Review by Woodrow Phoenix
Volume 21 of Astro Boy features seven adventures personally selected by Osamu Tezuka from two decades of Astro Boy comics, translated by Frederick L. Schodt. Three stories here are among the very first Astro Boy adventures. This volume features ‘Robot Bombs’(1956), ‘Mission To Mars’(1953), ‘Sea Serpent Island’(1953), ‘Frankenstein’(1952), ‘The Coral Reef Adventure’(1954), ‘The Test Pilot’(1956), and ‘Super Cyclone’(1956).
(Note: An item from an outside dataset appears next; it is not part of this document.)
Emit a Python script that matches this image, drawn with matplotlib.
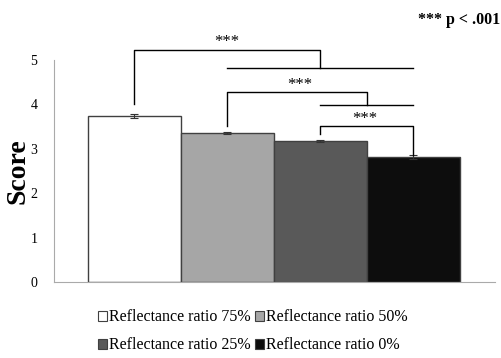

All of the early stories are extremely densely plotted and painstakingly drawn with a great amount of inventive detail, but compared to what came later they don’t have the same appeal, and mostly feel a bit frantic and arbitrary. It’s interesting to see Tezuka’s early Astro Boy work here, particularly in ‘Frankenstein’, the second ever Astro Boy strip, and ‘Mission To Mars’, the third, but they don’t work as well as the later stories in this volume. One very big difference between the early comics and the pair of 1956 strips reprinted here, is the massive evolution in drawing style. ‘The Test Pilot’ and ‘Super Cyclone’ were drawn to be viewed with special red and black glasses to simulate 3-D. Their spacious layouts with only three or four panels to a page, details bursting out of the panel edges, dynamic background patterns and dramatic explosions are enthralling to look at and their graphic sophistication feels a million miles away from the simple, crowded and repetitive grids of the first stories.
It’s almost worth picking up this book just for those last two stories because their extravagant visual boldness is unlike any other strips in the rest of the Astro Boy series, but they only amount to 25 pages out of 225 so you’ll have to make that decision based on your budget and shelf space. The rest of this volume will only really appeal to completists. Everyone else can happily skip over this one without fear of missing much.
With this volume, every episode of the original run of Astro Boy stories has been reprinted, and this historic collection of Osamu Tezuka’s groundbreaking series is complete. The series translator Frederick L. Schodt deserves a lot of credit for finding intelligent and funny ways to convey all of Tezuka’s quirks in English, and the relettering of the artwork has been superbly done by the Digital Chameleon studio. Sound effects are usually the weak point of translated comics, because so much redrawing is involved to integrate them with the art that they are frequently just left alone. But Digital Chameleon have put the hours in on this collection and the various sound effects, signs and other lettering complement the images so well all through this series that most readers will have no idea the art didn’t always look this way.
There are two more volumes that compile all the Astro Boy stories made for other publications, but beyond some curiosity value they add very little to what has been collected in these 21 books.